** Start Exercise materials **
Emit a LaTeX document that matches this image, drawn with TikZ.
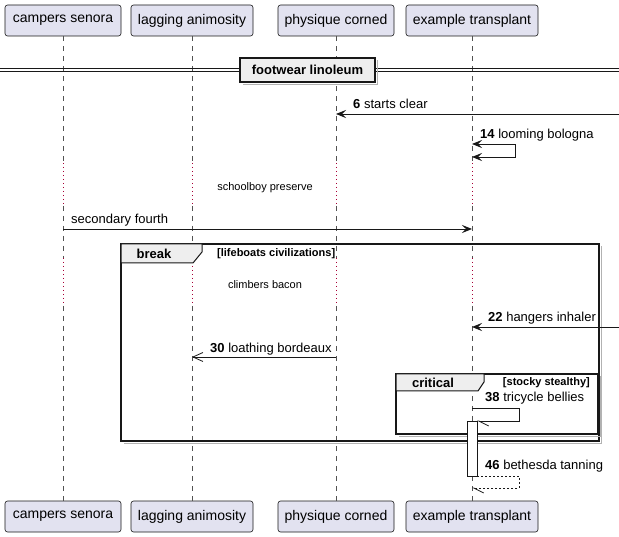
\documentclass[tikz,border=0pt]{standalone}
\usepackage{fontspec}
\setmainfont{Liberation Sans}
\usetikzlibrary{arrows.meta}
\definecolor{partfill}{HTML}{E2E2F0}
\definecolor{lineblk}{HTML}{181818}
\definecolor{delaycol}{HTML}{A80036}
\definecolor{tabfill}{HTML}{EEEEEE}
\begin{document}
\begin{tikzpicture}[x=1pt,y=-1pt,
  part/.style={draw=lineblk, fill=partfill, rounded corners=2.5pt, minimum height=31pt, inner sep=0pt, font=\fontsize{14}{16}\selectfont, line width=0.6pt},
  life/.style={draw=lineblk!75, dash pattern=on 5pt off 5pt, line width=0.5pt},
  delayline/.style={draw=delaycol, dash pattern=on 1pt off 3pt, line width=0.9pt},
  msg/.style={draw=lineblk, line width=0.9pt},
  lbl/.style={font=\fontsize{13}{15}\selectfont, inner sep=0pt, anchor=west},
  smalltxt/.style={font=\fontsize{11}{13}\selectfont, inner sep=0pt},
  guard/.style={font=\bfseries\fontsize{11}{13}\selectfont, inner sep=0pt},
  kw/.style={font=\bfseries\fontsize{13}{15}\selectfont, inner sep=0pt},
  frame/.style={draw=lineblk, line width=1.5pt},
  shadowline/.style={draw=gray!60, line width=1.5pt},
  tab/.style={fill=tabfill, draw=lineblk, line width=1pt},
  fullarrow/.style={-{Stealth[length=10pt,width=8pt,inset=4pt]}},
  openarrow/.style={-{Straight Barb[length=10pt,width=9pt,line width=0.8pt]}},
  halfarrow/.style={-{Straight Barb[harpoon,length=10pt,width=10pt,line width=0.8pt]}}
]
\useasboundingbox (0,0) rectangle (619,537);
\fill[white] (0,0) rectangle (619,537);

% participants
\node[part, minimum width=116pt] (ta) at (63,20.5) {campers senora};
\node[part, minimum width=122pt] (tb) at (192,20.5) {lagging animosity};
\node[part, minimum width=116pt] (tc) at (336,20.5) {physique corned};
\node[part, minimum width=132pt] (td) at (472,20.5) {example transplant};
\node[part, minimum width=116pt] (ba) at (63,516.5) {campers senora};
\node[part, minimum width=122pt] (bb) at (192,516.5) {lagging animosity};
\node[part, minimum width=116pt] (bc) at (336,516.5) {physique corned};
\node[part, minimum width=132pt] (bd) at (472,516.5) {example transplant};

% lifelines
\foreach \n/\x in {a/63,b/192,c/336,d/472}{
  \draw[life] (t\n.south) -- (\x,163);
  \draw[delayline] (\x,163) -- (\x,206);
  \draw[life] (\x,206) -- (\x,258);
  \draw[delayline] (\x,258) -- (\x,306);
  \draw[life] (\x,306) -- (b\n.north);
}

% divider
\draw[lineblk, line width=1pt] (0,69) -- (619,69);
\draw[lineblk, line width=1pt] (0,72) -- (619,72);
\draw[shadowline] (377.5,60.5) -- (377.5,84.5) -- (242.5,84.5);
\node[draw=lineblk, fill=tabfill, line width=1.5pt, minimum width=135pt, minimum height=24pt, inner sep=0pt, font=\bfseries\fontsize{13}{15}\selectfont] (div) at (307.5,70) {footwear linoleum};

% message 6
\coordinate (m6s) at (619,114);
\coordinate (m6e) at (336,114);
\draw[msg, fullarrow] (m6s) -- (m6e);
\node[lbl] (l6) at (353,104) {\textbf{6} starts clear};

% message 14
\coordinate (m14a) at (472,144);
\coordinate (m14b) at (515,144);
\coordinate (m14c) at (515,157);
\coordinate (m14d) at (472,157);
\draw[msg, {Stealth[length=10pt,width=8pt,inset=4pt]}-{Stealth[length=10pt,width=8pt,inset=4pt]}] (m14a) -- (m14b) -- (m14c) -- (m14d);
\node[lbl] (l14) at (480,135) {\textbf{14} looming bologna};

% delay 1
\node[smalltxt] (d1) at (265,188) {schoolboy preserve};

% secondary fourth
\coordinate (msfs) at (63,229);
\coordinate (msfe) at (472,229);
\draw[msg, fullarrow] (msfs) -- (msfe);
\node[lbl] (lsf) at (71,220) {secondary fourth};

% break frame
\draw[shadowline] (601.5,246.5) -- (601.5,443.5) -- (123.5,443.5);
\draw[frame] (121,244) rectangle (599,441);
\draw[tab] (121,244) -- (202,244) -- (202,252) -- (193,263) -- (121,263) -- cycle;
\node[kw] (kbreak) at (154,254) {break};
\node[guard, anchor=west] (gbreak) at (217,254) {[lifeboats civilizations]};

% delay 2
\node[smalltxt] (d2) at (265,285) {climbers bacon};

% message 22
\coordinate (m22s) at (619,327);
\coordinate (m22e) at (472,327);
\draw[msg, fullarrow] (m22s) -- (m22e);
\node[lbl] (l22) at (488,318) {\textbf{22} hangers inhaler};

% message 30
\coordinate (m30s) at (336,357);
\coordinate (m30e) at (192,357);
\draw[msg, openarrow] (m30s) -- (m30e);
\node[lbl] (l30) at (210,349) {\textbf{30} loathing bordeaux};

% critical frame
\draw[shadowline] (600.5,376.5) -- (600.5,436.5) -- (398.5,436.5);
\draw[frame] (396,374) rectangle (598,434);
\draw[tab] (396,374) -- (484,374) -- (484,382) -- (478,391) -- (396,391) -- cycle;
\node[kw] (kcrit) at (433,382.5) {critical};
\node[guard, anchor=east] (gcrit) at (590,382.5) {[stocky stealthy]};

% activation
\node[draw=lineblk, fill=white, line width=0.9pt, minimum width=10pt, minimum height=55pt, inner sep=0pt] (act) at (472,448.5) {};

% message 38
\coordinate (m38a) at (472,408);
\coordinate (m38b) at (519,408);
\coordinate (m38c) at (519,421);
\coordinate (m38d) at (477,421);
\draw[msg, halfarrow] (m38a) -- (m38b) -- (m38c) -- (m38d);
\node[lbl] (l38) at (485,398) {\textbf{38} tricycle bellies};

% message 46
\coordinate (m46a) at (477,476);
\coordinate (m46b) at (519,476);
\coordinate (m46c) at (519,488);
\coordinate (m46d) at (472,488);
\draw[msg, dash pattern=on 2pt off 2pt, halfarrow] (m46a) -- (m46b) -- (m46c) -- (m46d);
\node[lbl] (l46) at (485,466) {\textbf{46} bethesda tanning};
\end{tikzpicture}
\end{document}
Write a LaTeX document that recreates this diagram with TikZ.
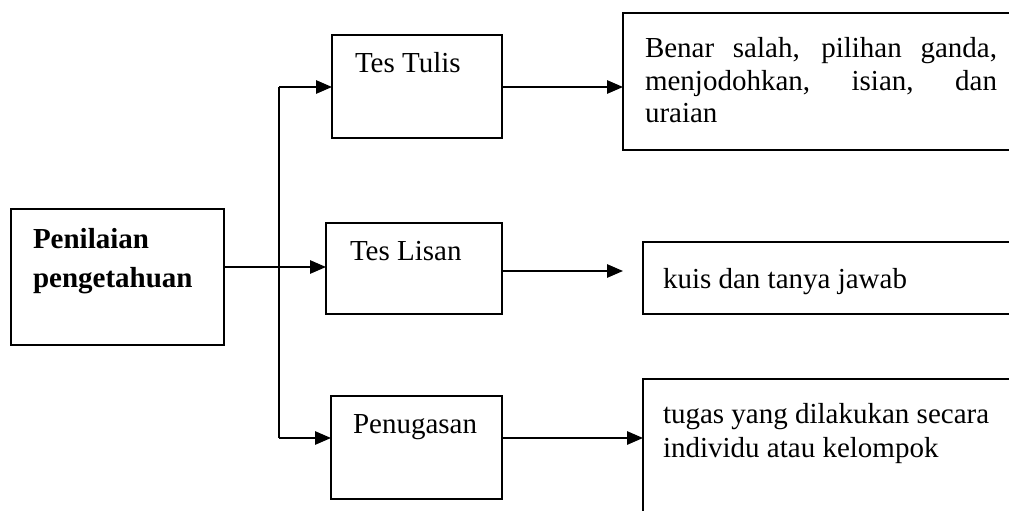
\documentclass[tikz,border=0pt]{standalone}
\usepackage{fontspec}
\setmainfont{Liberation Serif}
\usetikzlibrary{arrows.meta}
\tikzset{
  box/.style={draw, line width=1.4pt, rectangle, inner sep=0pt, outer sep=0pt, anchor=north west},
  txt/.style={inner sep=0pt, outer sep=0pt, anchor=base west, font=\fontsize{21.75pt}{24pt}\selectfont},
  btxt/.style={txt, font=\fontsize{21.75pt}{24pt}\selectfont\bfseries},
  conn/.style={line width=1.4pt},
  arr/.style={conn, -{Triangle[length=12pt,width=10pt]}}
}
\begin{document}
\begin{tikzpicture}[x=0.75pt,y=-0.75pt]
\useasboundingbox (0,0) rectangle (1009,510);
\clip (0,0) rectangle (1009,510);
% boxes
\node[box, minimum width=159.75pt, minimum height=102pt] (lb) at (11,209) {};
\node[box, minimum width=127.5pt, minimum height=77.25pt] (tt) at (332,35) {};
\node[box, minimum width=132pt, minimum height=68.25pt] (tl) at (326,223) {};
\node[box, minimum width=128.25pt, minimum height=77.25pt] (pg) at (331,396) {};
\node[box, minimum width=297.75pt, minimum height=102.75pt] (tr) at (623,13) {};
\node[box, minimum width=282.75pt, minimum height=54pt] (mr) at (643,242) {};
\node[box, minimum width=282.75pt, minimum height=113.25pt] (br) at (643,379) {};
% texts
\node[btxt] (lb1) at (33,248) {Penilaian};
\node[btxt] (lb2) at (33,287) {pengetahuan};
\node[txt] (ttt) at (355,73) {Tes Tulis};
\node[txt] (tlt) at (350,260) {Tes Lisan};
\node[txt] (pgt) at (353,433) {Penugasan};
\node[txt] (tr1) at (645,58) {\makebox[264pt][s]{Benar salah, pilihan ganda,}};
\node[txt] (tr2) at (645,90) {\makebox[264pt][s]{menjodohkan, isian, dan}};
\node[txt] (tr3) at (645,122) {uraian};
\node[txt] (mrt) at (663,288) {kuis dan tanya jawab};
\node[txt] (br1) at (663,423) {tugas yang dilakukan secara};
\node[txt] (br2) at (663,457) {individu atau kelompok};
% trunk
\coordinate (trTop) at (279,87);
\coordinate (trBot) at (279,438);
\coordinate (lisIn) at (279,267);
\draw[conn] (trTop) -- (trBot);
\draw[arr] (trTop) -- (trTop -| tt.west);
\draw[arr] (trBot) -- (trBot -| pg.west);
\draw[arr] (lisIn -| lb.east) -- (lisIn -| tl.west);
% outputs
\coordinate (ttOut) at (502,87);
\draw[arr] (ttOut -| tt.east) -- (ttOut -| tr.west);
\coordinate (tlOut) at (502,271);
\coordinate (tlEnd) at (623,271);
\draw[arr] (tlOut -| tl.east) -- (tlEnd);
\coordinate (pgOut) at (502,438);
\draw[arr] (pgOut -| pg.east) -- (pgOut -| br.west);
\end{tikzpicture}
\end{document}
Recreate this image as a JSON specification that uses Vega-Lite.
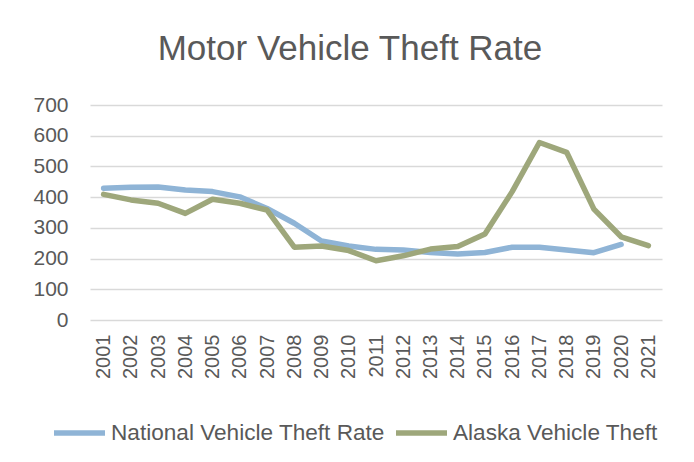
** End Exercise materials **
Aim of the exercise:
Tally how many lines in the material above hold the word "with". Write only that number.

Result for this task:
2